The Green

First and foremost, great coffee starts with great green coffee bean selection. Quality coffee should be sourced only from the best regions, growers, and taking it even further, top tasting micro lots that have been hand selected for being the best of the best. Picking the best green coffee is key!   

Aren’t all beans the same? Oh no, no no… Think of coffee beans like regional specific grapes grown in France that make a fine wine, quality is king. Believe it or not, coffee has more aromatic and flavor compounds than wine. This all comes down to the farm, altitude, growing season, growing methods, variety of coffee species, picking methods, ensuring only the ripest fruit is picked (normally by hand), how it is processed, packaged, and the care taken to get the green coffee all of the way to the roaster from the country of origin. Don’t forget, coffee is a perishable product and it shouldn’t be sitting in a warehouse for a long time waiting to be roasted.  

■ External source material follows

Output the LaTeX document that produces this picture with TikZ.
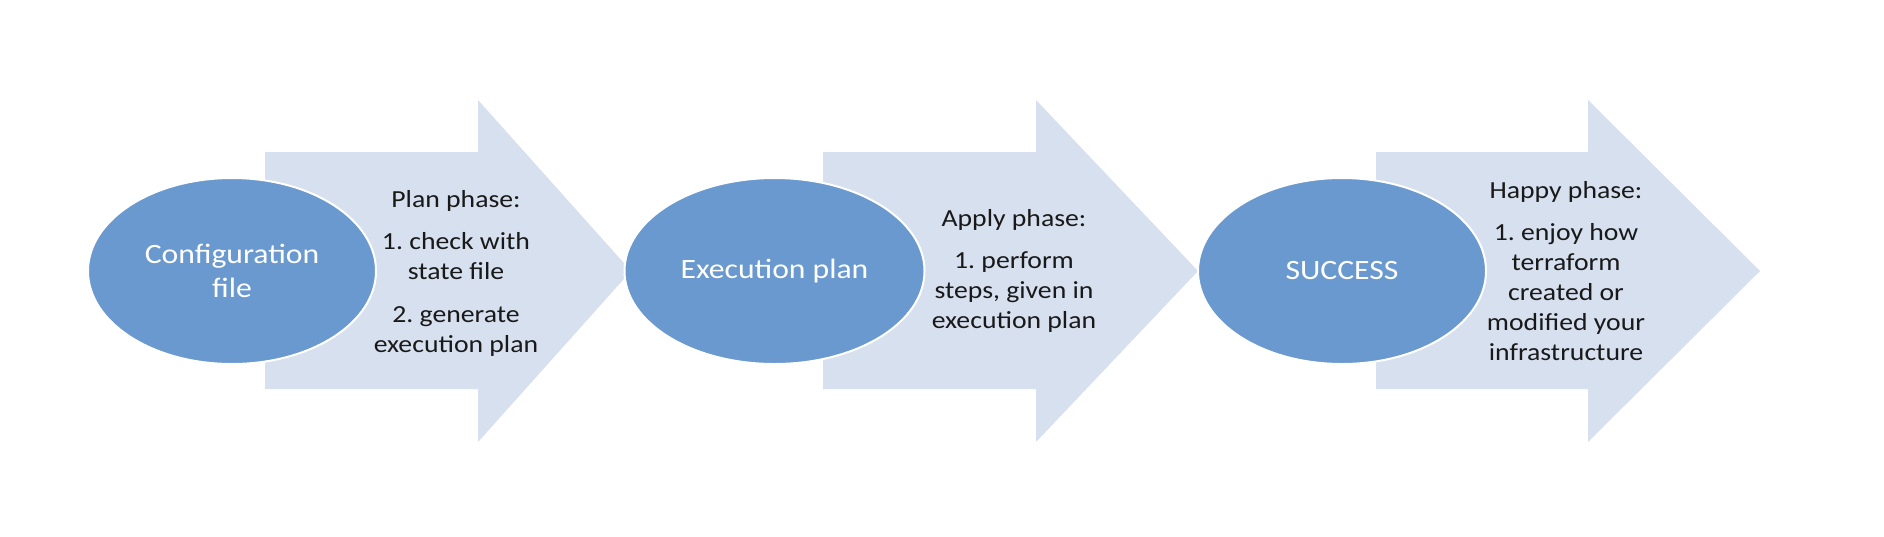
\documentclass[tikz,border=0pt]{standalone}
\usepackage{fontspec}
\setmainfont[FakeStretch=1.13]{Carlito}
\usetikzlibrary{shapes.geometric}
\definecolor{ellfill}{RGB}{106,153,207}
\definecolor{arrfill}{RGB}{215,224,239}
\tikzset{
  phasearrow/.style={fill=arrfill, draw=none},
  stage/.style={ellipse, fill=ellfill, draw=white, line width=1.5pt, inner sep=0pt,
    minimum height=139.5pt, text=white, align=center,
    font=\fontsize{21pt}{25.5pt}\selectfont},
  phasetext/.style={align=center, text=black!90, inner sep=0pt,
    font=\fontsize{18.4pt}{22.5pt}\selectfont}
}
\frenchspacing
\begin{document}
\begin{tikzpicture}[x=0.75pt,y=-0.75pt]
\path[use as bounding box, fill=white] (0,0) rectangle (1884,536);
% arrows
\path[phasearrow] (265,152) -- (478,152) -- (478,100) -- (631,271) -- (478,442) -- (478,389) -- (265,389) -- cycle;
\path[phasearrow] (823,152) -- (1036,152) -- (1036,100) -- (1198,271) -- (1036,442) -- (1036,389) -- (823,389) -- cycle;
\path[phasearrow] (1376,152) -- (1588,152) -- (1588,100) -- (1760,271) -- (1588,442) -- (1588,389) -- (1376,389) -- cycle;
% stages
\node[stage, minimum width=216pt] (cfg) at (232,271) {Configuration\\file};
\node[stage, minimum width=225pt] (exe) at (774.5,271) {Execution plan};
\node[stage, minimum width=216pt] (suc) at (1342,271) {SUCCESS};
% phase texts
\node[phasetext] (plan) at (456,273) {\frenchspacing Plan phase:\\[9.4pt]1. check with\\state file\\[9.4pt]2. generate\\execution plan};
\node[phasetext] (apply) at (1014,271) {\frenchspacing Apply phase:\\[9.4pt]1. perform\\steps, given in\\execution plan};
\node[phasetext] (happy) at (1566,271) {\frenchspacing Happy phase:\\[9.4pt]1. enjoy how\\terraform\\created or\\modified your\\infrastructure};
\end{tikzpicture}
\end{document}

Being small batch allows us to be picky as we want ensure that only the best coffee makes its way to you.

 

The Roasting Process

Most commercial or large-scale roasters fire up batches 100lbs+ with automatic timers. This means there is no love during the process and they are not normally “hands on.” Typically, the more automated coffee roasting is, the worst it tastes. The exact same beans from batch to batch can vary dramatically depending on when they crack and finish. This is why small batch again is superior, we focus intently on each specific roast to ensure consistency and quality.  Small batch coffee roasting allows the senses to take over ensuring maximum flavor profiling when roasting by sight, sound, smell, time, temperature, and good juju.   

 

The Finished Product

After coffee is roasted, it starts to release carbon dioxide (C02). This process is referred to as degassing, this is a good thing and should not be feared!  Fresh is best, and we agree to a limit…. Coffee tastes different after degassing, so we believe that freshly roasted coffee should rest for a few days to properly degas. This brings out the best flavors, aromas, and taste. Ideally, it would be consumed within a few weeks of roasting, but that all depends on how you store it and the type of roast.

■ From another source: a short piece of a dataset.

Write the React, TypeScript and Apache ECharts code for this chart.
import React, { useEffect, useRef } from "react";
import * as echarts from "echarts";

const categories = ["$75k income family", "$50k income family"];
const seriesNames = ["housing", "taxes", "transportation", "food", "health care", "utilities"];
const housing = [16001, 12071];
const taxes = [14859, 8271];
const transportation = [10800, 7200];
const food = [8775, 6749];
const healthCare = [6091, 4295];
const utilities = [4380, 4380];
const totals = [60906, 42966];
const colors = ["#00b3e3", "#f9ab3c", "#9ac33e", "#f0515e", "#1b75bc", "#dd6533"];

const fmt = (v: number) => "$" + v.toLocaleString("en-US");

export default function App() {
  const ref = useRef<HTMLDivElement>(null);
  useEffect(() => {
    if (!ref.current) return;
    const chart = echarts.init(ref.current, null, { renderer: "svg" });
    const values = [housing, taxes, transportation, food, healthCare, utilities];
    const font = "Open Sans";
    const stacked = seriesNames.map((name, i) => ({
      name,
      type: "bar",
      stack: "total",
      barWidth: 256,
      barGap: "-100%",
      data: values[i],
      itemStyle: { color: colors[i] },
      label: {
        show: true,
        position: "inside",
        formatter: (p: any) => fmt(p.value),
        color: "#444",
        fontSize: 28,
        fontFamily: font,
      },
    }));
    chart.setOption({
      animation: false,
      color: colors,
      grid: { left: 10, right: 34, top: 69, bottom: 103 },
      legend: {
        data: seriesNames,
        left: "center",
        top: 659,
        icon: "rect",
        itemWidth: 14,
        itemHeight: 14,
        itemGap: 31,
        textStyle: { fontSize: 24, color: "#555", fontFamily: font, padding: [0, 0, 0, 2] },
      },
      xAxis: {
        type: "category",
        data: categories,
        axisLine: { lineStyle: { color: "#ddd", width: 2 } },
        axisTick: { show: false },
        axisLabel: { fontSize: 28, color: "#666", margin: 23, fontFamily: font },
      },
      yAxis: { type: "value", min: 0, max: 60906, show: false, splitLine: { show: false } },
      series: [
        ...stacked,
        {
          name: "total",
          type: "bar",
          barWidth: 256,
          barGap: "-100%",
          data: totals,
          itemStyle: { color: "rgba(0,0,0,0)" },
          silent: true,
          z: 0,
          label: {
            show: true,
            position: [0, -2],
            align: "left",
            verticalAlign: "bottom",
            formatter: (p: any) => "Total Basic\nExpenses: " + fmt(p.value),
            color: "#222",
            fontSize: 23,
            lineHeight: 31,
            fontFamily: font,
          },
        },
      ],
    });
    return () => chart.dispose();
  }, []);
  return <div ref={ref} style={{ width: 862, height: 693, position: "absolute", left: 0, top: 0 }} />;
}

Oxidation causes coffee to go back, similar to how a bag of chips goes bad after it sits out on the counter without being sealed. This is why we package our coffee with valves that release C02 but do not allow in oxygen. This helps to ensure you receive only the freshest coffee.  When taking coffee out of the bag, it should be ground and ideally consumed within minutes of grinding to ensure the best cup possible.

Coffee you buy at a grocery store very likely wasn’t roasted only a few days ago. Speaking which, when was the last time you saw a roast date on a commercial bag of coffee?  If roasted coffee goes stale well within a month, but has an expiration of over a year on the bag at the grocery, are you sure you are getting your money’s worth? Small batch coffee roasting allows us to roast and get coffee to you quickly, without a delay of the sitting on a shelf for weeks/months at the distributor or grocery.  

We may be biased, but we believe small batch is best, and we think you will too!